> RECORDED DATA:
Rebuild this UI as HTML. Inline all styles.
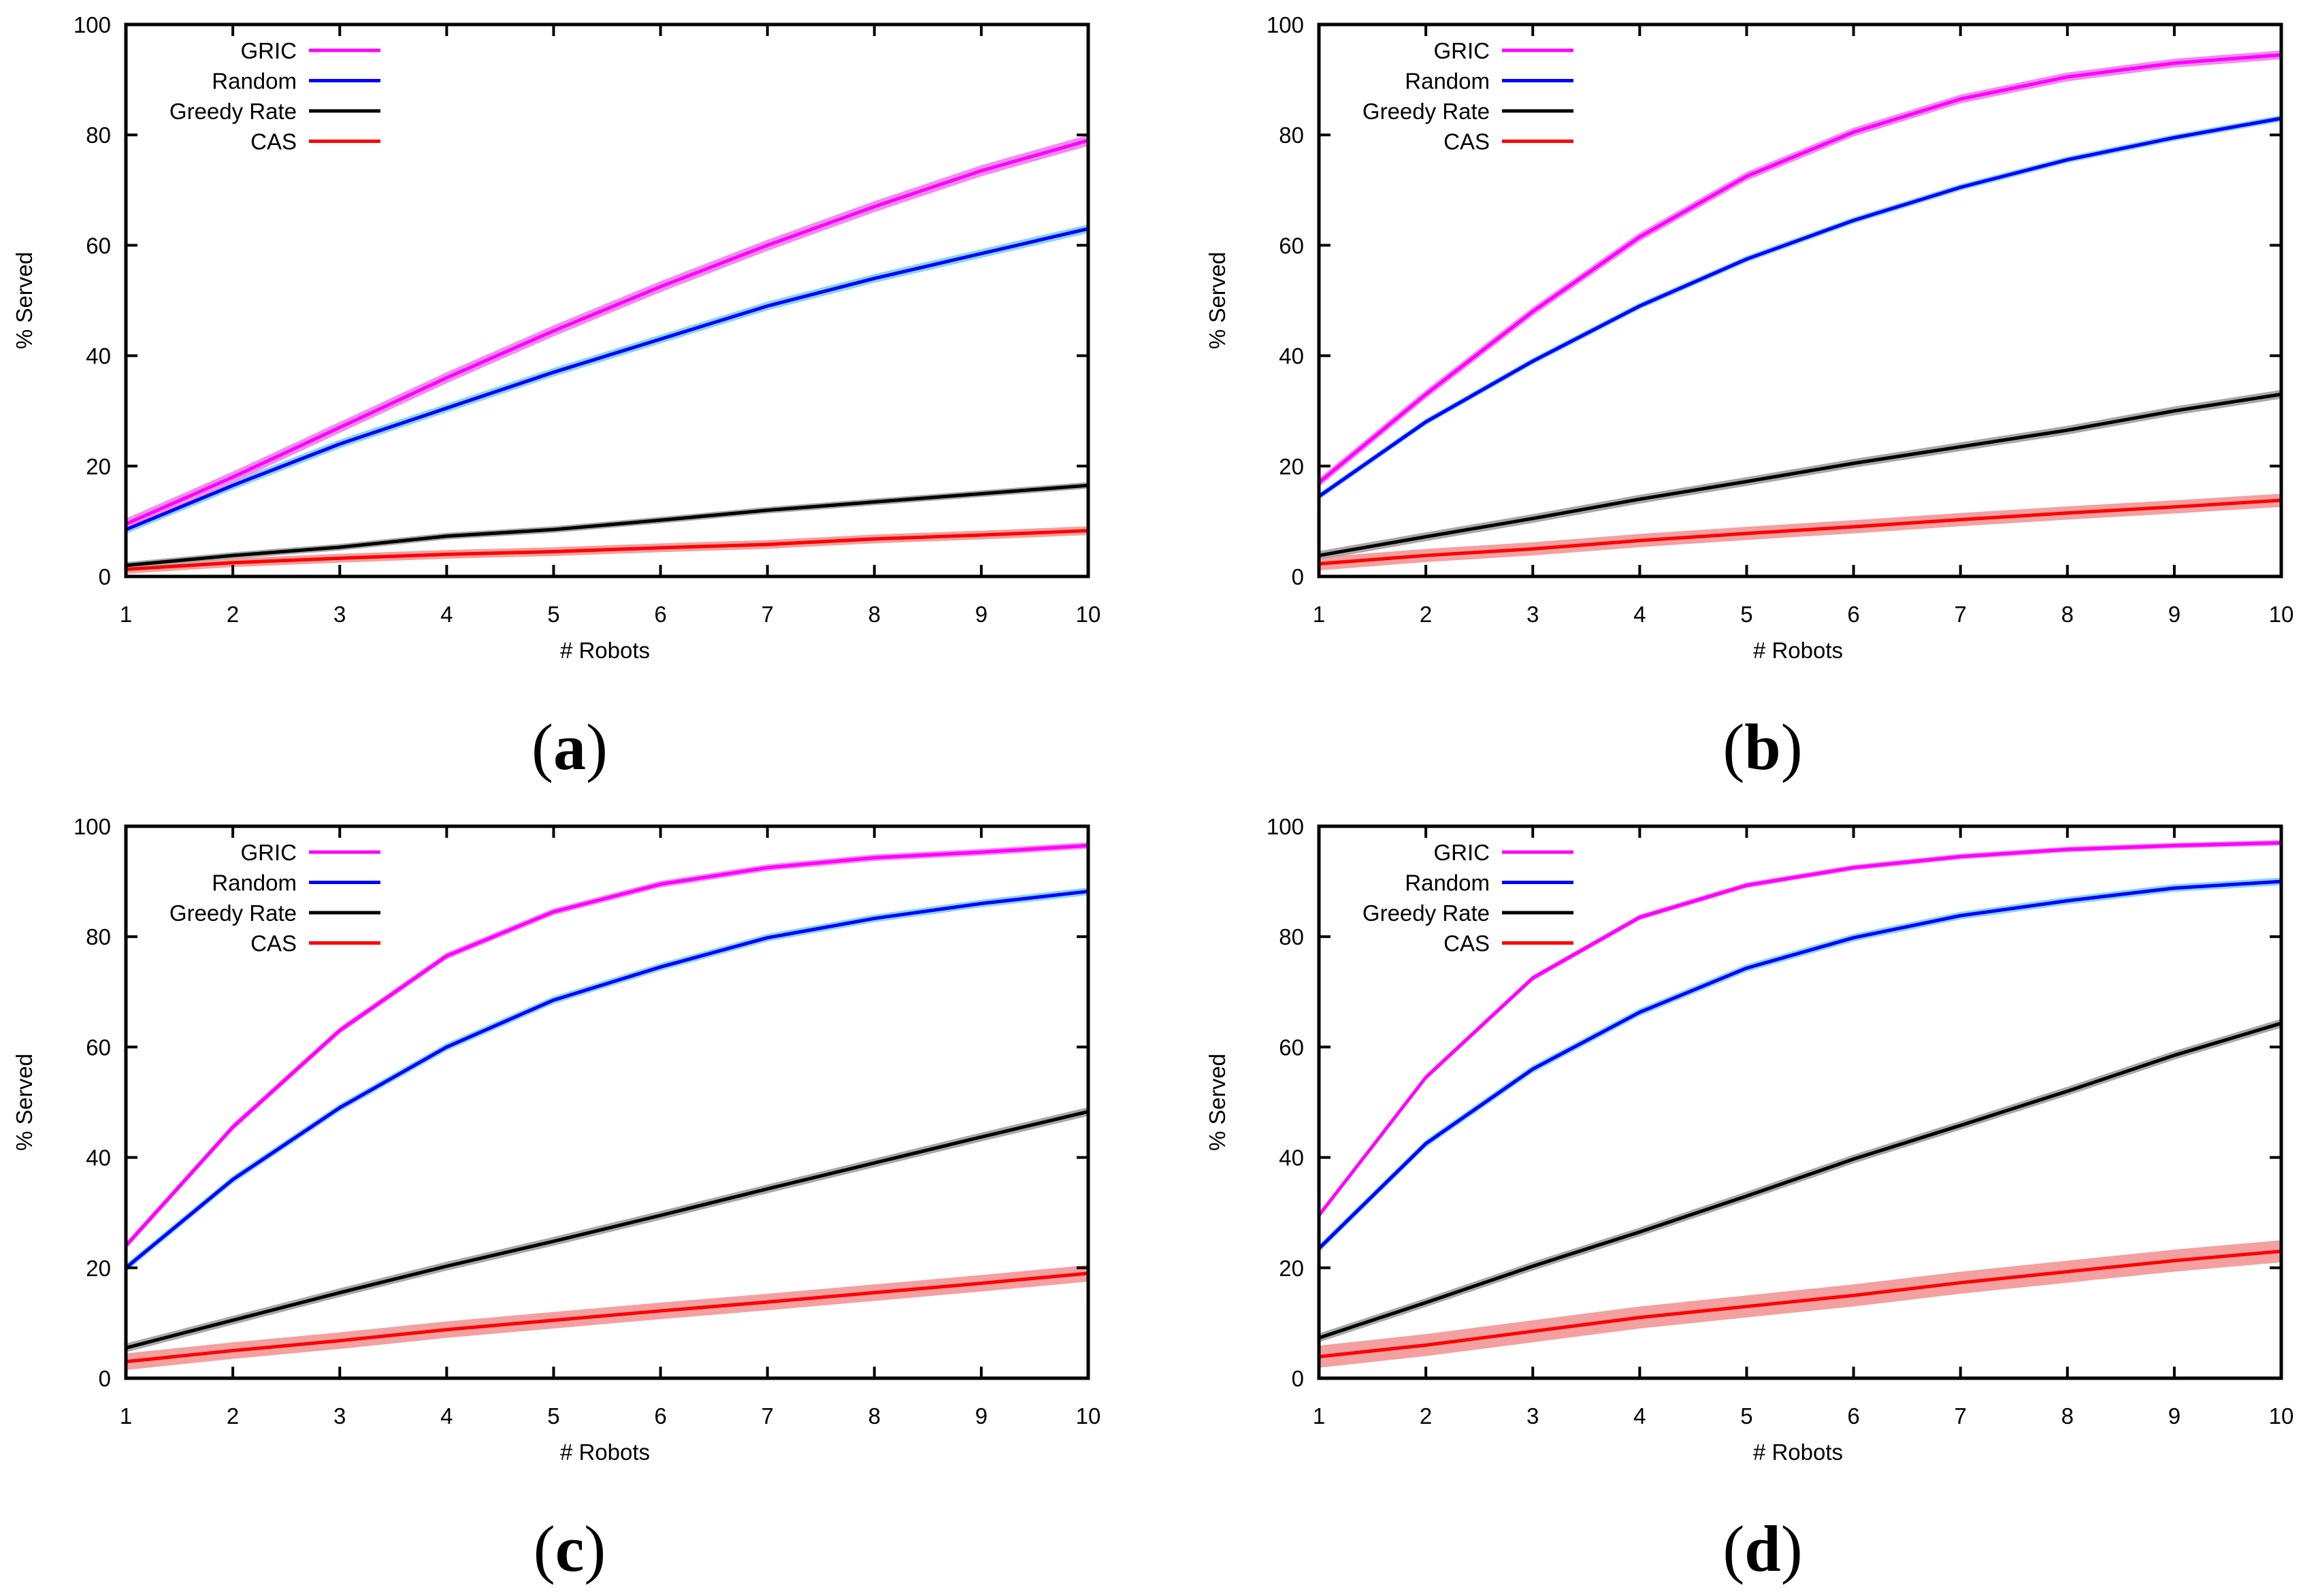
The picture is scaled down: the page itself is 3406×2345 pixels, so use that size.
<!DOCTYPE html>
<html><head><meta charset="utf-8"><style>
html,body{margin:0;padding:0;background:#fff;}
svg{display:block;font-family:"Liberation Sans","DejaVu Sans",sans-serif;}
</style></head><body>
<svg id="fig" width="3406" height="2345" viewBox="0 0 3406 2345" xmlns="http://www.w3.org/2000/svg"></svg>
<script>
const xCategories = [1,2,3,4,5,6,7,8,9,10];
const yTicks = [0,20,40,60,80,100];
const seriesNames = ["GRIC","Random","Greedy Rate","CAS"];
const panelLabels = ["a","b","c","d"];
// panel a
const aGric   = [9.5,18,27,36,44.5,52.5,60,67,73.5,79];
const aRandom = [8.5,16.5,24,30.5,37,43,49,54,58.5,63];
const aGreedy = [2,3.8,5.3,7.3,8.5,10.2,12,13.5,15,16.5];
const aCas    = [1.3,2.5,3.3,4,4.5,5.2,5.8,6.8,7.5,8.3];
// panel b
const bGric   = [17,33,48,61.5,72.5,80.5,86.5,90.5,93,94.5];
const bRandom = [14.5,28,39,49,57.5,64.5,70.5,75.5,79.5,83];
const bGreedy = [3.8,7.2,10.5,14,17.2,20.5,23.5,26.5,30,33];
const bCas    = [2.3,3.8,5,6.5,7.8,9,10.3,11.5,12.6,13.8];
// panel c
const cGric   = [24,45.5,63,76.5,84.5,89.5,92.5,94.3,95.3,96.5];
const cRandom = [20,36,49,60,68.5,74.5,79.8,83.3,86,88.2];
const cGreedy = [5.5,10.5,15.5,20.3,24.8,29.5,34.3,39,43.7,48.3];
const cCas    = [3,5,6.8,8.8,10.5,12.2,13.8,15.5,17.2,19];
// panel d
const dGric   = [29.5,54.5,72.5,83.5,89.3,92.5,94.5,95.8,96.5,97];
const dRandom = [23.5,42.5,56,66.3,74.3,79.8,83.8,86.5,88.8,90];
const dGreedy = [7.3,13.7,20.3,26.5,33,39.7,45.8,52,58.5,64.3];
const dCas    = [3.9,6,8.5,11,13,15,17.3,19.3,21.3,23];
// band half-widths (error) per panel: [GRIC, Random, Greedy, CAS]
const aErr = [1,0.8,0.6,0.8];
const bErr = [0.8,0.6,0.8,1.2];
const cErr = [0.6,0.7,0.8,1.5];
const dErr = [0.5,0.7,0.8,2];

const NS="http://www.w3.org/2000/svg";
const svg=document.getElementById('fig');
function mk(tag,attrs,parent){const e=document.createElementNS(NS,tag);for(const k in attrs)e.setAttribute(k,attrs[k]);(parent||svg).appendChild(e);return e;}
const lineColors=["#ff00ff","#0000ff","#000000","#ff0000"];
const bandColors=["#f08cf0","#8ad4f0","#a8a8a8","#f4a0a0"];
const panels=[
 {x0:185,y0:36,data:[aGric,aRandom,aGreedy,aCas],err:aErr},
 {x0:1938,y0:36,data:[bGric,bRandom,bGreedy,bCas],err:bErr},
 {x0:185,y0:1214,data:[cGric,cRandom,cGreedy,cCas],err:cErr},
 {x0:1938,y0:1214,data:[dGric,dRandom,dGreedy,dCas],err:dErr}
];
const W=1414,H=811;
panels.forEach((p,pi)=>{
  const g=mk('g',{});
  
  
  const sx=v=>p.x0+(v-1)/9*W;
  const sy=v=>p.y0+H-v/100*H;
  // series
  for(let s=3;s>=0;s--){
    const d=p.data[s], e=p.err[s];
    let up=d.map((v,i)=>sx(xCategories[i])+','+sy(v+e));
    let lo=d.map((v,i)=>sx(xCategories[i])+','+sy(Math.max(0,v-e))).reverse();
    const band=mk('polygon',{points:up.concat(lo).join(' '),fill:bandColors[s],stroke:'none'},g);
    
    
  }
  for(let s=3;s>=0;s--){
    const d=p.data[s];
    const ln=mk('polyline',{points:d.map((v,i)=>sx(xCategories[i])+','+sy(v)).join(' '),fill:'none',stroke:lineColors[s],'stroke-width':5,'stroke-linejoin':'round'},g);
    
    
  }
  // frame
  const fr=mk('rect',{x:p.x0,y:p.y0,width:W,height:H,fill:'none',stroke:'#000','stroke-width':5},g);
  
  
  // ticks
  xCategories.forEach(v=>{
    const x=sx(v);
    mk('line',{x1:x,y1:p.y0+H,x2:x,y2:p.y0+H-17,stroke:'#000','stroke-width':4},g);
    mk('line',{x1:x,y1:p.y0,x2:x,y2:p.y0+17,stroke:'#000','stroke-width':4},g);
    const t=mk('text',{x:x,y:p.y0+H+67,'font-size':33,'text-anchor':'middle',fill:'#000'},g);
    t.textContent=v;
    
    
  });
  yTicks.forEach(v=>{
    const y=sy(v);
    mk('line',{x1:p.x0,y1:y,x2:p.x0+17,y2:y,stroke:'#000','stroke-width':4},g);
    mk('line',{x1:p.x0+W,y1:y,x2:p.x0+W-17,y2:y,stroke:'#000','stroke-width':4},g);
    const t=mk('text',{x:p.x0-22,y:y+12,'font-size':33,'text-anchor':'end',fill:'#000'},g);
    t.textContent=v;
    
    
  });
  // axis titles
  const xt=mk('text',{x:p.x0+W/2-3,y:p.y0+H+120,'font-size':33,'text-anchor':'middle',fill:'#000'},g);
  xt.textContent='# Robots';
  
  
  const yx=p.x0-138, yy=p.y0+H/2;
  const yt=mk('text',{x:yx,y:yy,'font-size':33,'text-anchor':'middle',fill:'#000',transform:'rotate(-90 '+yx+' '+yy+')'},g);
  yt.textContent='% Served';
  
  
  // legend
  seriesNames.forEach((n,s)=>{
    const ly=p.y0+38+s*44.5;
    const lt=mk('text',{x:p.x0+251,y:ly+12,'font-size':33,'text-anchor':'end',fill:'#000'},g);
    lt.textContent=n;
    
    
    const ll=mk('line',{x1:p.x0+269,y1:ly,x2:p.x0+374,y2:ly,stroke:lineColors[s],'stroke-width':5},g);
    
    
  });
  // panel label
  const pl=mk('text',{x:p.x0+W/2-55,y:p.y0+H+283,'font-size':96,'text-anchor':'middle',fill:'#000','font-family':'"Liberation Serif",serif'},g);
  pl.innerHTML='(<tspan font-weight="bold">'+panelLabels[pi]+'</tspan>)';
  
  
});
</script>
</body></html>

> WHAT IS NEEDED:
Repeat only the lines between the start of the data and the line with "const dErr = [0.5,0.7,0.8,2];", including those two lines, and skip the pictures.

> EXERCISE RESPONSE:
Rebuild this UI as HTML. Inline all styles.
The picture is scaled down: the page itself is 3406×2345 pixels, so use that size.
<!DOCTYPE html>
<html><head><meta charset="utf-8"><style>
html,body{margin:0;padding:0;background:#fff;}
svg{display:block;font-family:"Liberation Sans","DejaVu Sans",sans-serif;}
</style></head><body>
<svg id="fig" width="3406" height="2345" viewBox="0 0 3406 2345" xmlns="http://www.w3.org/2000/svg"></svg>
<script>
const xCategories = [1,2,3,4,5,6,7,8,9,10];
const yTicks = [0,20,40,60,80,100];
const seriesNames = ["GRIC","Random","Greedy Rate","CAS"];
const panelLabels = ["a","b","c","d"];
// panel a
const aGric   = [9.5,18,27,36,44.5,52.5,60,67,73.5,79];
const aRandom = [8.5,16.5,24,30.5,37,43,49,54,58.5,63];
const aGreedy = [2,3.8,5.3,7.3,8.5,10.2,12,13.5,15,16.5];
const aCas    = [1.3,2.5,3.3,4,4.5,5.2,5.8,6.8,7.5,8.3];
// panel b
const bGric   = [17,33,48,61.5,72.5,80.5,86.5,90.5,93,94.5];
const bRandom = [14.5,28,39,49,57.5,64.5,70.5,75.5,79.5,83];
const bGreedy = [3.8,7.2,10.5,14,17.2,20.5,23.5,26.5,30,33];
const bCas    = [2.3,3.8,5,6.5,7.8,9,10.3,11.5,12.6,13.8];
// panel c
const cGric   = [24,45.5,63,76.5,84.5,89.5,92.5,94.3,95.3,96.5];
const cRandom = [20,36,49,60,68.5,74.5,79.8,83.3,86,88.2];
const cGreedy = [5.5,10.5,15.5,20.3,24.8,29.5,34.3,39,43.7,48.3];
const cCas    = [3,5,6.8,8.8,10.5,12.2,13.8,15.5,17.2,19];
// panel d
const dGric   = [29.5,54.5,72.5,83.5,89.3,92.5,94.5,95.8,96.5,97];
const dRandom = [23.5,42.5,56,66.3,74.3,79.8,83.8,86.5,88.8,90];
const dGreedy = [7.3,13.7,20.3,26.5,33,39.7,45.8,52,58.5,64.3];
const dCas    = [3.9,6,8.5,11,13,15,17.3,19.3,21.3,23];
// band half-widths (error) per panel: [GRIC, Random, Greedy, CAS]
const aErr = [1,0.8,0.6,0.8];
const bErr = [0.8,0.6,0.8,1.2];
const cErr = [0.6,0.7,0.8,1.5];
const dErr = [0.5,0.7,0.8,2];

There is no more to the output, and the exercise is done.